Yes. I admit it. I'm having an affair. It's been off and on for almost ten years now. It's gone on right under Jan's nose, with her full knowledge. I've never tried to hide it from her, and don't now. I've never been discreet. And the best thing: Jan has now fully accepted it. And, in fact, at times, she's even encouraged the affair.
Recently, she's started telling a few close friends about it.
There are times when I've tried not to engage in the affair; other days, I just can't help it. My other love seduces me and I cannot say no.
In truth, I am not responsible for this affair. I never have been. It started without my knowledge about ten years ago - several months after we lost our home and most of our possessions in Hurricane Katrina. I'd had a bout of shingles over the holidays and then some gastrointestinal problems that spring. During that year, and for a few thereafter, the affair was sporadic, intermittent. Jan and I both ignored it. I certainly did not admit it. However, over the next five to seven years, it grew more intense and frequent, and, finally, neither of us could pretend it wasn't happening. Then even my doctor realized it and reinforced the fact that I was not responsible. Chronic Fatigue was.

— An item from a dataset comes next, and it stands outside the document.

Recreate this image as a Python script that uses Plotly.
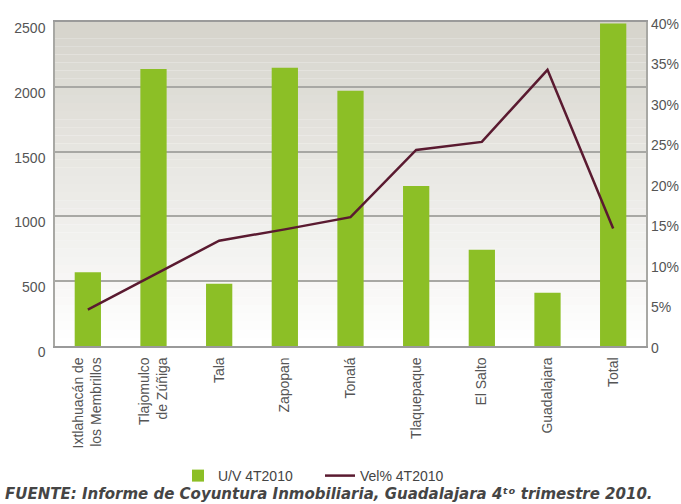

Chronic fatigue had forced my body to sleep more than any sloth you might find hanging upside down from some tree limb in Sri Lanka. Chronic Fatigue had forced me to begin the affair... the affair with Serta.
Yes, my affair is with my bed. I love my bed: My Serta Perfect Day Mattress Bed. The attraction has increased expotentially over the last five years especially. Just the thought of Serta makes me smile. Most days, as evening comes, I find myself longing for Serta, to be stretched out on, and to sink into, her pillow-top. In the morning, when I first awake, before I even open my eyes, I think, "We cannot part just yet". And I often snuggle down against Serta and fall back asleep.
Truth be told, many days I've spend more hours sleeping with Serta, than awake... more than with Jan. Often Serta and I just can't bear to be a part. Other days, I'll arise at a decent hour (like 9 or 10 a.m.) and try to spend time with Jan and accomplish some important tasks. But, by 1 or 2 p.m., Serta begins calling me, cajoling me, seducing me back into her pillow-top. Only rarely can I resist.
It's not my fault. Really. Chronic Fatigue drove me to Serta... to my affair with my bed.